16. The whole basis of Section 300 (1) Cr.P.C. is that the person who was tried by a competent court, once acquitted or convicted, cannot be tried for the same offence. As discussed earlier, in the case in hand, the respondent/accused has not been tried nor was there a full-fledged trial. On the other hand, the order of discharge dated 12.09.2013 passed by the Special Court was only due to invalidity attached to the prosecution. When the respondent/accused was so discharged due to lack of proper sanction, the principles of “double jeopardy” will not apply. There was no bar for filing fresh/supplementary charge sheet after obtaining a valid sanction for prosecution. The Special Court once it found that there was no valid sanction, it should have directed the prosecution to do the needful.
The Special Court has not given sufficient opportunities to produce valid prosecution sanction from the competent authority. The Special Court erred in refusing to take cognizance of the case even after production of valid prosecution sanction obtained from the competent authority and the High Court was not right in affirming the order of the Special Court. The Special Court and the High Court were not right in holding that the filing of the fresh charge sheet with proper sanction order for prosecution was barred under the principles of “double jeopardy”.
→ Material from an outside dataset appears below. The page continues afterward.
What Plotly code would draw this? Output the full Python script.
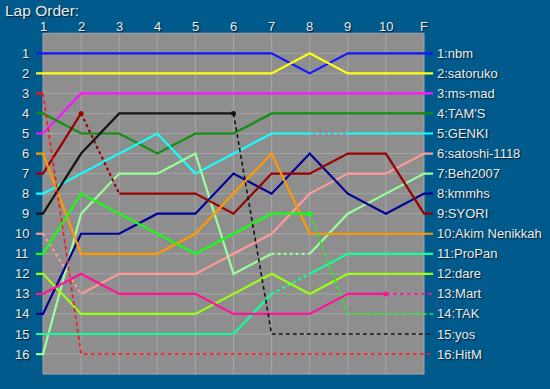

17. The learned counsel for the respondent has drawn our attention to the annexures filed by the respondent and submitted that the respondent has been exonerated from the departmental proceedings on various charges by order dated 08.07.2013. We are not inclined to go into the merits of this contention and all the contentions raised by the respondent are kept open.
18. In the result, the impugned judgment and order dated 13.08.2015 is set aside and this appeal is allowed. The Special Court, PC Act, Aizawl, Mizoram is directed to take cognizance of the charge sheet dated 30.01.2014 in ACB P.S.C.No.3/2009 on file and proceed with the same in accordance with law.